Could I ever find the right guy and be an older bride? Do you want to move forward in relationships?
How did this happen?
I used to ask myself why I wasn’t married over and over. I used to remind myself that women are marrying older these days and it was OK. But it still didn’t feel OK. So here it is: my story, as I remember it of course.
Exploring my 20’s- let’s have fun and be miserable
Unless you’ve been through it, it’s a very strange feeling to watch most others marry while you become their bridesmaid a whopping 14 times! Join a sorority and that can happen. Now, there is nothing more fun than cramming yourself in a bridesmaid’s dress and being at everyone’s beck and call—sorry my friends…I really do love you all.
I felt like there was something out of sorts with me as I moved through my 20’s. Throw in lots of insecurity and a dash of yo-yo dieting and weight management issues, and we have a nice recipe for loneliness. I was out partying and playing and trying not to pay much attention to the fact that most of my friends were getting married. I just blocked it out for the most part and did my own thing. When it was in my face, I just got through it as best as I could.
Oh, there were boys and dates and boyfriends but nothing truly substantial, as there was no way my psyche was truly ready for all that. Easy come…easy go. Well, not always easy go as I deeply suffered my share of heart break. However, I was living in a world of surface with really very little substance (which pains me to admit).
I’m in my 30’s and it’s still OK that I’m single, right?

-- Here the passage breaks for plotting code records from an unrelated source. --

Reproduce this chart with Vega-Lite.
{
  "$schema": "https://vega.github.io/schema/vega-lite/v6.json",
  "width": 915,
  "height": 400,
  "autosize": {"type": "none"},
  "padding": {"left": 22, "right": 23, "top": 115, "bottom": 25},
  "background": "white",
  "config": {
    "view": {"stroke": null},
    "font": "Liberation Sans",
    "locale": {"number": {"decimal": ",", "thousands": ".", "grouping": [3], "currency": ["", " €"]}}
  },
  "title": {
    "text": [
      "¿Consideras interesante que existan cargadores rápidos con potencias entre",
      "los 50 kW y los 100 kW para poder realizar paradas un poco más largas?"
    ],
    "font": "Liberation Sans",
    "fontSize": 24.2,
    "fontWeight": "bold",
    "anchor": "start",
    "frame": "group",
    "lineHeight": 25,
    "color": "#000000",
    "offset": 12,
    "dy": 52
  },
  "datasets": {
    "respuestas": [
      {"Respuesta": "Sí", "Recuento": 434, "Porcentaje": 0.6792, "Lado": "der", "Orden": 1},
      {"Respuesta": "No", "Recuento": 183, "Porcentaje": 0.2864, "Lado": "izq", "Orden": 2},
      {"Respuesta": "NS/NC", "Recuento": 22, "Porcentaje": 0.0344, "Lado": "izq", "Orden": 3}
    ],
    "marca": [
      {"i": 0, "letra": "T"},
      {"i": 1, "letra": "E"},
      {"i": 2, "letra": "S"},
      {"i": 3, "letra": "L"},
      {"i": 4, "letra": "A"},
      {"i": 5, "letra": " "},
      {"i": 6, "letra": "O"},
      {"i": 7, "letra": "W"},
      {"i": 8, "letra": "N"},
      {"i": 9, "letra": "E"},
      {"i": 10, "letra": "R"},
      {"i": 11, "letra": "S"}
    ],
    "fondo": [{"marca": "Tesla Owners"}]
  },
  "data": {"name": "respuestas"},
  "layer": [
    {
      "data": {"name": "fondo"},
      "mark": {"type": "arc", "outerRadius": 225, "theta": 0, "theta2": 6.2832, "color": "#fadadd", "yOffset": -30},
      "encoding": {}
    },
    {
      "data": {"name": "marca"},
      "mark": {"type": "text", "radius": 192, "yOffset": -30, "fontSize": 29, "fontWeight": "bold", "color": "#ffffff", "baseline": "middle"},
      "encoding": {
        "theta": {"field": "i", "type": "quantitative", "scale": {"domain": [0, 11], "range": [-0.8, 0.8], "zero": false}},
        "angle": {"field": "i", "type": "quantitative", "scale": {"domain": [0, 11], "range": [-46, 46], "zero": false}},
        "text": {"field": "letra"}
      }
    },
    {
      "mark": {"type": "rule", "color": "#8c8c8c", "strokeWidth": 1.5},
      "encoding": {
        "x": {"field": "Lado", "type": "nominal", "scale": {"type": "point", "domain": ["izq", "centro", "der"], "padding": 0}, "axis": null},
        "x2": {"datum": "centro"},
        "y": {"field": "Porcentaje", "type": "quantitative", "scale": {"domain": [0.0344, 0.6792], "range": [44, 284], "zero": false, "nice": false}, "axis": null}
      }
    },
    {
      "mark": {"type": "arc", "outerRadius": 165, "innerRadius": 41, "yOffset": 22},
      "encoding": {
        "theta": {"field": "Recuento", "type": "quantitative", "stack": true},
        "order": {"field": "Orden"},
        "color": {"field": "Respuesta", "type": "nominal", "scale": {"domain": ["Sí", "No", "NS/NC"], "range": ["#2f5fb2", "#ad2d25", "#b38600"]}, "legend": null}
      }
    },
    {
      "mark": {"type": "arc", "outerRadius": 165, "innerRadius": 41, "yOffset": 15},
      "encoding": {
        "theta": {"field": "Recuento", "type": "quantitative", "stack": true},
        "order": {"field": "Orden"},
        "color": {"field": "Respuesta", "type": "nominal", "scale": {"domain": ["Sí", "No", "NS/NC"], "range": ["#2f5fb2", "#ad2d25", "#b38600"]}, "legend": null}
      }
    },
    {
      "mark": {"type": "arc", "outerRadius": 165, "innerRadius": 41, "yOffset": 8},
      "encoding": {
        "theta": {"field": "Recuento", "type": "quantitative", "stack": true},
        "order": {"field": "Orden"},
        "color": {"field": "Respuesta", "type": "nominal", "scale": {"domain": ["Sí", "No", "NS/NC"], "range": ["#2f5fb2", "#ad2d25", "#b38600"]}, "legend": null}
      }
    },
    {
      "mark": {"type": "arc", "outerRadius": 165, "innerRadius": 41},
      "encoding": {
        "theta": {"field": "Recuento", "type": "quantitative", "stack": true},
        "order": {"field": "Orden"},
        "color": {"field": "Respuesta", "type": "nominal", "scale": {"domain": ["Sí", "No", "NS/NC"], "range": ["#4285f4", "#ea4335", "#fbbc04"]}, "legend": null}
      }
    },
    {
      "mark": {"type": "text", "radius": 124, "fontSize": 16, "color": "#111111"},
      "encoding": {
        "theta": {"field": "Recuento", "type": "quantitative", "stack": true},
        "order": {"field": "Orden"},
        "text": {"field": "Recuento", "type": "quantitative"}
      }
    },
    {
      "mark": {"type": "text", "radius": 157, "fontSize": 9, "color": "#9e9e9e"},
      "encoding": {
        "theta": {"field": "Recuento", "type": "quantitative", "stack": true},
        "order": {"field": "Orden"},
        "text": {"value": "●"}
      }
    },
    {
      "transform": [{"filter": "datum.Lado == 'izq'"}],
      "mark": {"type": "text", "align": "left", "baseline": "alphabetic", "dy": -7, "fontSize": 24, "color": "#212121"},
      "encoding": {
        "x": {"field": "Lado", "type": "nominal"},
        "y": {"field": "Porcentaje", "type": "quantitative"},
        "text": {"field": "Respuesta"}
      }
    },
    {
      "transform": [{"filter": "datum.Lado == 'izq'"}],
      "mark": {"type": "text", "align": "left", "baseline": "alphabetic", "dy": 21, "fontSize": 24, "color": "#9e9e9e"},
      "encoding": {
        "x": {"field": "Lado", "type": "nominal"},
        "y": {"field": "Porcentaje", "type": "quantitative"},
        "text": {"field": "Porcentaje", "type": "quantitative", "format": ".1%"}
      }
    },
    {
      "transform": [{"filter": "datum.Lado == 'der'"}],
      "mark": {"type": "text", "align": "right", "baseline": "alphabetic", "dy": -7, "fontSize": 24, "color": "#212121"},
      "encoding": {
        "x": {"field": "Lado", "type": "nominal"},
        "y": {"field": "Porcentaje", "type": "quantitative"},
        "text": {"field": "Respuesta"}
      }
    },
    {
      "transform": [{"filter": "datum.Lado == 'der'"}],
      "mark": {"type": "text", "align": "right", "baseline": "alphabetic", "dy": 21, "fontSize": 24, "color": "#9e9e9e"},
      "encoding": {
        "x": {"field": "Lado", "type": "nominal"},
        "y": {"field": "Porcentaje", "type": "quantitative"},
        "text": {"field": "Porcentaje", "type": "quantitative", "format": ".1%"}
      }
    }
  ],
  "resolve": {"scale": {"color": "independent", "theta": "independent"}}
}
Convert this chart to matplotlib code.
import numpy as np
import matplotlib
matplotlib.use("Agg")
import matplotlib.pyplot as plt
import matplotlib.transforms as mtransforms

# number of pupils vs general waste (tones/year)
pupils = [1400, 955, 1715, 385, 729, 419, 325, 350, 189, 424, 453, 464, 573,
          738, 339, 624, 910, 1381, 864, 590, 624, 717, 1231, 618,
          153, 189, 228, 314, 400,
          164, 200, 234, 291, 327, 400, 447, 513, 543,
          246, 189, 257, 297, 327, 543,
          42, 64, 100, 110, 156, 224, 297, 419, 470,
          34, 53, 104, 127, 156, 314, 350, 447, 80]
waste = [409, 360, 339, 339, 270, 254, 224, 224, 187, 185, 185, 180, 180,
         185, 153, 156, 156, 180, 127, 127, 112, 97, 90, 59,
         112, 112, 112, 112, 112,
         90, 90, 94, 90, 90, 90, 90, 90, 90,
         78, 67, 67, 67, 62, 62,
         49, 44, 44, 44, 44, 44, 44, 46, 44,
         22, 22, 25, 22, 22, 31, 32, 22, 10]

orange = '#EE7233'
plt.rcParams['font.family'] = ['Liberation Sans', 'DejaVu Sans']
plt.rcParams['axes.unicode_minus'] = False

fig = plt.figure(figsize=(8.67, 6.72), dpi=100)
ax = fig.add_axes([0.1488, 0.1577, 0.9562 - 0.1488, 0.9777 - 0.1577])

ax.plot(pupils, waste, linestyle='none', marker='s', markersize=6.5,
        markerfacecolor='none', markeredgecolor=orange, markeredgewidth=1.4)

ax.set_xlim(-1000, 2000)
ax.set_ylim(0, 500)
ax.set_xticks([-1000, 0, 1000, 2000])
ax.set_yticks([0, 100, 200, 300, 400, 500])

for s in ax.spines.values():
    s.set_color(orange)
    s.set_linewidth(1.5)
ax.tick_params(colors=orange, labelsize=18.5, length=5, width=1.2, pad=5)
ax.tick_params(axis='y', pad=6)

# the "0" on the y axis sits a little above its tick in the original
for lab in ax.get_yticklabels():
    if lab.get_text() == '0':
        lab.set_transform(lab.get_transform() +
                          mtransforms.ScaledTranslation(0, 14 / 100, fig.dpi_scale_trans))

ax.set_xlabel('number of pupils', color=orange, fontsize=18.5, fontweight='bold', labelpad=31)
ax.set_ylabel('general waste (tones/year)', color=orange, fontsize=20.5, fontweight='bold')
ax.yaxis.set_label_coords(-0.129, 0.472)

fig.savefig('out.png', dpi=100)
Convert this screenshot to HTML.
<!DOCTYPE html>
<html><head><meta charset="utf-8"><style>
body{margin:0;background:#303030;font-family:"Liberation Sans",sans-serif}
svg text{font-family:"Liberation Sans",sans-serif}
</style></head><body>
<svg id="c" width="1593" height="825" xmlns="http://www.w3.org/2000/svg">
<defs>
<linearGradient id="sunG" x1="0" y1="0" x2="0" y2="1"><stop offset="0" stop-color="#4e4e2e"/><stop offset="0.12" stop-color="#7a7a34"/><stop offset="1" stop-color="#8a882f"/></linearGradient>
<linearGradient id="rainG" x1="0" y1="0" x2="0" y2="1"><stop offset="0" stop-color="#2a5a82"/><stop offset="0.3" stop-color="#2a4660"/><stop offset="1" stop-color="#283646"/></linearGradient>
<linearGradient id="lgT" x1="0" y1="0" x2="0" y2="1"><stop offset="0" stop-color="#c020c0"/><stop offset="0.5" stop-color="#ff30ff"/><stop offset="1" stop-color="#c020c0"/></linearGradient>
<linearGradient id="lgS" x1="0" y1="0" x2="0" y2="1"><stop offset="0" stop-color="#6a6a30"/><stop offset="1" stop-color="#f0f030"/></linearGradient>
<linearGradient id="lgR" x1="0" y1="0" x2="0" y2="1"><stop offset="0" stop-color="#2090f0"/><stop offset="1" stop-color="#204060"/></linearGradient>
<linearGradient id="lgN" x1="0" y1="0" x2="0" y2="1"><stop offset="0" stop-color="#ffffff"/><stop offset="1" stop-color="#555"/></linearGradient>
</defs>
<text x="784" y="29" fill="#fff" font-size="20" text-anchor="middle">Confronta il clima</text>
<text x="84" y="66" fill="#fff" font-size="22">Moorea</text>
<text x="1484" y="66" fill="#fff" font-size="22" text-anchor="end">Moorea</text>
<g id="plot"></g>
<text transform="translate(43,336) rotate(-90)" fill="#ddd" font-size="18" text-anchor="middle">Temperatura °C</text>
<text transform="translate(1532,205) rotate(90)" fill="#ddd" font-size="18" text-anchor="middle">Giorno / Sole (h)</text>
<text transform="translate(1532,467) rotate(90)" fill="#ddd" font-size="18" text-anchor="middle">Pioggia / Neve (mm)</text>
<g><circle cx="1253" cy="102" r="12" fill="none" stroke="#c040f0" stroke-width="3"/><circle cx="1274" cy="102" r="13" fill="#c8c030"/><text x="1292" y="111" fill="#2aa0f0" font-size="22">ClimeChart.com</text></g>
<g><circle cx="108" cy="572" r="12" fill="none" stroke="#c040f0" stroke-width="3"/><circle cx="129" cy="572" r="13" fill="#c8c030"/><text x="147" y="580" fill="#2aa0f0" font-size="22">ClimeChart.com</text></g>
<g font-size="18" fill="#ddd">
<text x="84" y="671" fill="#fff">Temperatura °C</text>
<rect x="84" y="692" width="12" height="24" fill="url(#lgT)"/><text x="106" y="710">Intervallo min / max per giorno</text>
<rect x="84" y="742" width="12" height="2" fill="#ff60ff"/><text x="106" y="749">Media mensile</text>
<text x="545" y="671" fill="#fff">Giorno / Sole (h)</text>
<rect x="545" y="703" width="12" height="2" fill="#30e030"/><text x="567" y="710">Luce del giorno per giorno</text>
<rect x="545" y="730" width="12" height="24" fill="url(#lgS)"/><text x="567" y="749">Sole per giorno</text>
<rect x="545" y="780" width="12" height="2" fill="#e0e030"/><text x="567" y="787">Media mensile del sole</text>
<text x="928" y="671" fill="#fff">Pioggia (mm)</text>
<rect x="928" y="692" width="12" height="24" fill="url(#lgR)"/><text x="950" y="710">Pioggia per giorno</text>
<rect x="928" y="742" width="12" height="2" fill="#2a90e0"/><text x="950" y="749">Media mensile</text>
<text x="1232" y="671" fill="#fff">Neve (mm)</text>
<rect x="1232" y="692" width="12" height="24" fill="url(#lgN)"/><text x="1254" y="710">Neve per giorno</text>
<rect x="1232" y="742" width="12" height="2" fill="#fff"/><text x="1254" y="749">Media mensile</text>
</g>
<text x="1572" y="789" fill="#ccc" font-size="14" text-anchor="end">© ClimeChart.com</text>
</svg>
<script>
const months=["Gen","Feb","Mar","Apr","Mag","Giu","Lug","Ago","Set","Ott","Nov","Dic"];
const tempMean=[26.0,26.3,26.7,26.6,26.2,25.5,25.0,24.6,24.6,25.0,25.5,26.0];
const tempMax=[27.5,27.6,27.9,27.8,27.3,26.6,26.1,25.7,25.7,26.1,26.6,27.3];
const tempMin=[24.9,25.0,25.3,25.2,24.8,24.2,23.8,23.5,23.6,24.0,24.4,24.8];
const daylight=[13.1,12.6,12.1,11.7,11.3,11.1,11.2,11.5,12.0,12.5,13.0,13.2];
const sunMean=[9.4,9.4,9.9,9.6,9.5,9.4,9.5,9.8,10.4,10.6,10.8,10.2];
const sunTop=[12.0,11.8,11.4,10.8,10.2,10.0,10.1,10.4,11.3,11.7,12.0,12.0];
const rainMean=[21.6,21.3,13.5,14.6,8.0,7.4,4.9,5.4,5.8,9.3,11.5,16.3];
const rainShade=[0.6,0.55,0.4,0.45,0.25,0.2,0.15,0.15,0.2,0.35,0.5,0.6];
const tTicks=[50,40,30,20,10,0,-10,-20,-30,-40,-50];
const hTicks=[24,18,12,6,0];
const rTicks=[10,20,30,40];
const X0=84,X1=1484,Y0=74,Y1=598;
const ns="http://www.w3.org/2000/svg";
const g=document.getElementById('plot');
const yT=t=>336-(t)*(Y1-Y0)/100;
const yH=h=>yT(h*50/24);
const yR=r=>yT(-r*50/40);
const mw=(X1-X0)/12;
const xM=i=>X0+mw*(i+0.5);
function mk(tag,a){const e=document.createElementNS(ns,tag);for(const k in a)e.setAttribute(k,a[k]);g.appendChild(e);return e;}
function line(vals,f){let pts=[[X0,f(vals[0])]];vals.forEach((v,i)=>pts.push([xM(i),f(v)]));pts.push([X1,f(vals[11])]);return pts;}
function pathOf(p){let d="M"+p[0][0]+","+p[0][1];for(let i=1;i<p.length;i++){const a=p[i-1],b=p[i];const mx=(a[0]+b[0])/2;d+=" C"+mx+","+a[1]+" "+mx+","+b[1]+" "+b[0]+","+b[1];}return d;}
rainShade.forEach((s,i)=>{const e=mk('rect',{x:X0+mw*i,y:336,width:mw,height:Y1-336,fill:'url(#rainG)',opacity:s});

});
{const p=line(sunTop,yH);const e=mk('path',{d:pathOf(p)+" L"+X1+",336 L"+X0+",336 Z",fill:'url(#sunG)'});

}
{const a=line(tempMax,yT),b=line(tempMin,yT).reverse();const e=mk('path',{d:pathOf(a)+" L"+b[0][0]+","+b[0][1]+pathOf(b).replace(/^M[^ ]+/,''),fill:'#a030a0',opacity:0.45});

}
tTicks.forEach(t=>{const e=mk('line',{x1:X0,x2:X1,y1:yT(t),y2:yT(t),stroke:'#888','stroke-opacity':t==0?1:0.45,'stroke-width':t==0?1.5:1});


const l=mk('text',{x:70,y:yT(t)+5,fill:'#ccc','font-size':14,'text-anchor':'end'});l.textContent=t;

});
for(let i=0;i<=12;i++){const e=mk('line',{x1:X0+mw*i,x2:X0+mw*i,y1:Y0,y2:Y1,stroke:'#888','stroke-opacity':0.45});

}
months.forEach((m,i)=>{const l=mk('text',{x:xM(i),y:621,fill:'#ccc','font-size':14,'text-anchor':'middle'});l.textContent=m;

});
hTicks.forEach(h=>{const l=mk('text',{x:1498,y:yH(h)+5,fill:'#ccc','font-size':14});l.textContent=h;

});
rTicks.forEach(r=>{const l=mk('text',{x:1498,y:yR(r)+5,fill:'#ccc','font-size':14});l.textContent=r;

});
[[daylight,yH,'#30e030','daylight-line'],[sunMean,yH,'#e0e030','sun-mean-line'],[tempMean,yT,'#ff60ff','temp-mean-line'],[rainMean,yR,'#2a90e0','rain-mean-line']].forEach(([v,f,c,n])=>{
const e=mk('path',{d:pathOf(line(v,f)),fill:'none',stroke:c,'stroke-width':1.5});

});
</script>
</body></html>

I really began to freak out in my 30’s about my love life but the process of self-exploration was in full- throttle mode. I had relationships but I really don’t remember most of them. I guess I just blocked them out or lumped them into the abyss. I do know this—they didn’t work out, and they didn’t end well.
I was also working through my career and beginning to understand more about trust, friendship, and change. I also learned first-hand about death and how real and deep it felt with the loss of my most precious lifelong supporter—my mom.
Getting in my own way
Everything changed after my mother died. I changed drastically! My mom’s death was the first major catastrophe of my life. It catapulted me forward as empathy, sympathy, openness, kindness, and awareness all began to come alive! Thank you, Mom. I am forever grateful and love you very much.
At the same time, guess what was still looming around… many of those good old insecurities.
Clearing the path
Here came another decade—my 40’s. Oh no, you have got to be kidding me. I still hadn’t figured it out. Was I still selecting the wrong men for myself? Oh, you bet! My favorites were the emotionally unavailable. However, I was starting to become more aware of what was happening.
I spent several years cut off from relationships due to a very bad ending of one of them early in the decade. I am, however, so thankful it happened. I learned so much about myself, and it was truly the first time I started to really be myself as a couple. My personality came alive and it was fun and energizing, yet filled with turmoil.
After 20 years of angst, the answers to my relationship woes were coming even more clearer. The build-up over the years must have been enough, as it was time—time for IT to happen.
Yes, the epiphany came into consciousness, a feeling that ran through me like none other. The best way to describe it is a fullness of life running through and within me that I never knew or felt before. Suddenly, relationships didn’t matter at all! I actually wasn’t saying it; I was feeling it! That’s a must because lip service will only get you so far.
My own life and living it to capacity was all that mattered. That was it, and there I was —me and only me. Believe me once it happens, you want it, and you must have it. It’s life altering!
So what happens next doesn’t really matter, as long as you trust that it’s the right thing at the right place at the right time. I just took life it as it came. The worry was over because I just couldn’t spend another moment giving a crap about anything except living a good life.
So—Did he ever show up? The “One?”
Of course he did. Better late than never. I am engaged to the most ethical, kind, warm, handsome guy ever. That’s what a clear mind and heart did for me.
Let your own journey unfold
So what about you? Is it time for you to breathe and have your own epiphany? If you say it is, then it is. You can be open and pick what works for you. I’m thrilled for you and your journey to unfold, allowing in whatever you choose, including the greatest guy in the world—if that’s what you want.